The Donation Button Some People Asked For

If anyone wants to donate to this venture and me posting about it, they can do so here

Sunday, May 22, 2016

Lonely Road

Typed the 21st: It's late as I type this, and I won't be able to post it at the time of writing anyways, so it will hopefully be brief. Considering the primary feature of the day was isolation and monotony that shouldn't be too hard, hah.

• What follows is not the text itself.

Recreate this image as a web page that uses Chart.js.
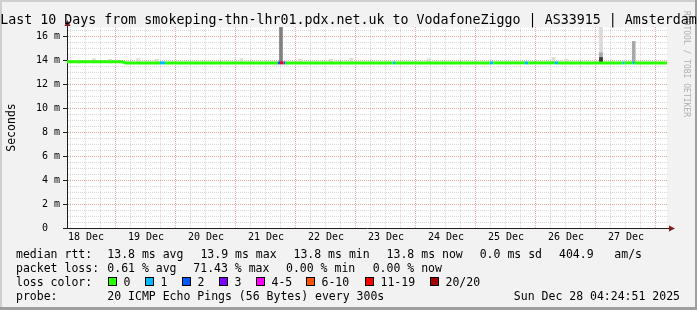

After posting last night, I ended up giving myself a freaking head wound. I went to get my bug spray from out of my bag, inside a trash bag, inside the trash bag in the garbage can (for safe keeping from bears). I propped it open (stupidly) thinking it would stay, leaned in, and had it fall on my head. Hard. I bled decently. All I could think was, "Damn, I need to get this cleaned up so my blood doesn't attract unwanted attention." I went into the washroom of the community center and did my best to clean it up, just before they closed.

Sometime in the night I woke up, peered out from my sleeping bag, and saw a wolf not five feet away. It turned and ran fast as it could when it saw me. I don't know if my blood attracted it or not, or if it would have acted any different had I not seen it, but it freaked me out more than a little. Sleep came slow after that.

I got around as quick as I could in the morbing, determined to hit White Lake Provincial Park, and in so doing cut a day off of my original schedule for Ontario. As the city official lady told me yesterday, I had done some hard climbs, but there were more ahead. And so there were. Most the whole day was climbing up just to come back down and then go back up again. And while there were some gorgeous views of the lake, other smaller lakes, cliffs, and forest...there was never anything outstanding, and as I grew more tired throughout the day, it all grew more repetitive. It was cloudy most the day too, and at a point fairly early on it started dropping on me, and I worried about it at any moment turning into (unpredicted by the forecast) rain.

I stopped at Neys Lunch and Campground, desperate to use the bathroom. I was handed the key for the washroom by the nice gentleman running  the counter. When I returned it, he asked me if I was staying dry, then chatted me up a little, and was even nice enough to check the forecast for me, telling me it wasn't even supposed to be doing the dripping it was doing now, and didn't look like it should rain. He also warned me that after Marathon there would be a lot of nothing all the way to White Lake, but said I had plenty of daylight and he believed I could do it.

I stopped again at a Marathon gas station. I wanted to fill up on water, but their bathroom water didn't look particularly potable. I got an energy drink of the sort I next to never drink to have later and bakery thing I devoured on the spot and couldn't even tell you what it was. The gas station guy came out and chatted me up a bit while I ate. He asked about where I was going, informed me I'd done the worst of the climbing and had a monster downhill ahead (it was awesome), way underestimated the time it would take me to White Lake, talked about the bush, and told me about the animals around here (how bears are generally afraid of people, how there are huge timber wolves up here, how wolves alone like I saw are usually old or sick but when they're in a pack you need to be concerned, how moose are the most deadly thing around, and how beavers are apparently dangerous too). It occurred to me that while I may not quite be in the wilderness, I am at all times at the edge of it up here, and I'm not used to that. I'm used to being out in nature...but a nature that is very much tamed and controlled rather than truly wild.

From there it was just a long grind to White Lake, with mostly nothing to see save trees and more trees. I downed my energy drink toward the end to keep me going. As I finally came into White Lake, I saw two other bike tourists headed the other way. I wanted to ask why they were going the wrong way and where they planned to head, but we passed with mere hellos. I startled the hell out of the guardhouse attendee as I came up on the washroom, desperate to go for the third time in the day. When I found out the place costs $36 CAD...so what, $27 US? and asks you to boil all your water before drinking it, I understood why the bike tourists left. But it was getting damn late, and I didn't feel like I had much choice, whatever choice they felt they had. Besides, she was super friendly, told me there had been no bear sightings in the park yet, and she even arranged for some park personnel to bring me some bottled water (and when they showed up they asked if there was anything else they could do and were just all around incredibly nice).

It turned out it was not only a stupidly long ride from the road to the gate but then again from the gate to camp, but so it goes. I spent the rest of the sunlight and a little bit after, taking care of my bike, setting up my hammock and bugnet, cramming all the food in I could, garbage bagging my food and setting it under the grate in the firepit (hopefully a sound plan), taking a shower (no extra charge), and borrowing a phone to make a quick call home (and getting no answer).

...Well, I guess I had more to say about my boring day than I expected. I best sleep now. Tomorrow will be here soon and I have a long way to go yet again, but hopefully with a place inside at the end.